Maybe this is a sign of my immaturity as an artist and the maturity of the project - the bad kind of maturity, the kind that signals that growth and change has stopped. There’s a plinth on Mt. Tabor that glorified a statue of a historical evil Portland white man until it was knocked down during the Black Lives Matter protest times. A sculptor replaced it with a large bust of York, who participated in the Lewis and Clark expedition as a slave. It was a beautiful and powerful work and was eventually destroyed by a white supremacist group. The sculptor didn’t reveal himself until afterwards, when that would further the work and the preservation of it’s motivation. The work stood for itself. I think that’s how every truly successful creative person operates. They make the thing and put it out there - and that’s the work, not just the creation, but getting the creation into people’s experience. Sometimes it gets into people’s heads, and sometimes it doesn’t, but they just do the work without knowing the outcome. Then they do it again and again, knowing that any particular effort might succeed, and it might not.
Status Report
So why all this talk about myself and my feelings? Because Futel is a mature project. Ten years! And because I’m not a mature artist, or director, or handset cleaner, or whatever I am. I’m the one who writes the rants. It’s a good way to be, even for someone this old. Can we get to the status report yet? Nobody knows the status of Futel.

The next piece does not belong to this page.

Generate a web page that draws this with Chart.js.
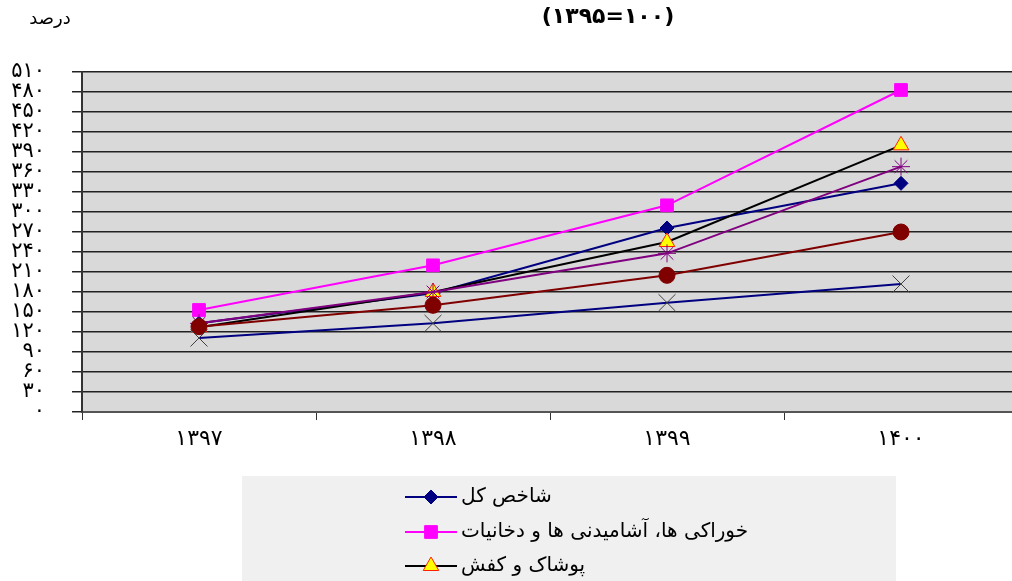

I am the person most immersed in it and I have no clue. It does a lot for many people, including us, the people who do the work. I can’t tell you where Futel will be in the future. I don’t think I have those qualifications, I’m someone who thinks running a free payphone company is a good idea. But today it is doing well. We will see more problems, and possibly further essays in the first person, for which I apologize in advance, but we will continue.